Director – Carles Torrens
Cast – Dominic Monaghan, Ksenia Solo, Jennette McCurdy, Da’Vone McDonald, Nathan Parsons, Janet Song, Sean Blakemore
Release Year – 2016
Reviewed by John of the Dead
Pet is the newest film from Apartment 413 director Carles Torrens and The Lazarus Effect writer Jeremy Slater. Am American/Spanish production, it debuted at SXSW 2016 and was released to one (yes, one) US theater in 2016 where it sold a whopping $70 worth of tickets. Torrens and Slater abandon the supernatural scene and instead deliver what amounts to a crazy love story stemming from our obsession with social media. Pet starts off just fine and manages to creep out the viewer during its first act, but once things get going the story begins to lose itself. With too many twists for its own good, it is obvious why this flick was only released in one theater.
Dominic Monaghan stars as Seth, a lonely man whose desperation for love gets the best of him when he bumps into an hold high school crush, Holly (Ksenia Solo). When she shuts down his advances he develops a terrifying obsession over her, and her lack of interest in him leaves him no choice but ot kidnap her and throw her in a cage. Seth finally has what he wants, and this complacency leaves him vulnerable to the terrible things his victim has planed for him.

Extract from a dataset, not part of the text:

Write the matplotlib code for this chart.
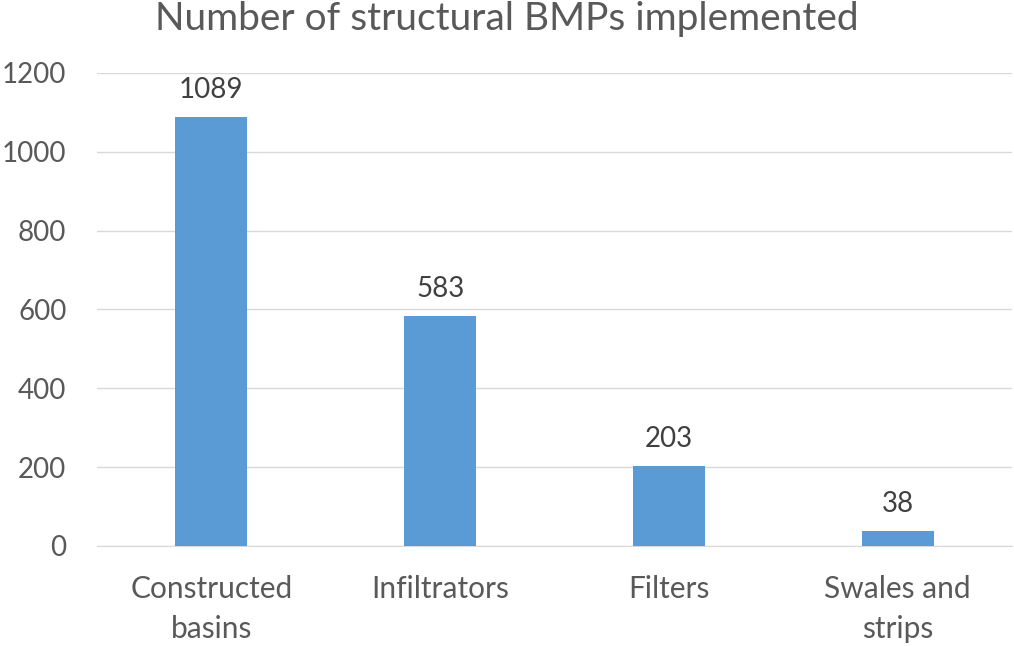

The story kicks off by developing Seth and the creepy habits he has. After getting turned down by Holly he finds her online profile and uses it to gain insider information on her whereabouts and relationship status. These scenes are genuinely creepy, as they are a realistic possibility that occurs in our present day. Seth will become so bothersome to Holly that he will annoy you and become an unlikable character. The kidnapping happens 32 minutes into the film, and despite building a solid cage for her the location he uses leaves him vulnerable to being caught. This adds some tension to the story, but what really ups the ante is when the tables are turned. There is a twist that occurs about halfway through, and it tastes the viewer into second guessing where they thought the film was heading. I found this twist an interesting one. What is unfortunate about it is that the writing didn’t blow this up into something spectacular. Instead, you wind up disliking both characters. Once that happens you lose interesting the story, hoping they both die so you at least get some kind of gratification from that. As mentioned earlier, the story has too many twists for its own good.
Carles Torrens direction is fair, and he at least makes this a visually appealing flick. He delivers dark and gloomy atmosphere, and this aids in making his locations more engaging than they should be. The acting performances are fair, with Dominic Monaghan doing a stellar job at delivering the creep. His performance is really the only enjoyable element to the film. There are kills in this flick, but they are OK at best. We do see some decent gore during one of the kills, but there aren’t enough kills to make up for the mess of a story you must deal with. I would have been more forgiving had I been given more horror.
Overall, Pet is a film that tries too hard and doesn’t lead anywhere thanks to a convoluted story. It looks good visually, but these looks are deceiving.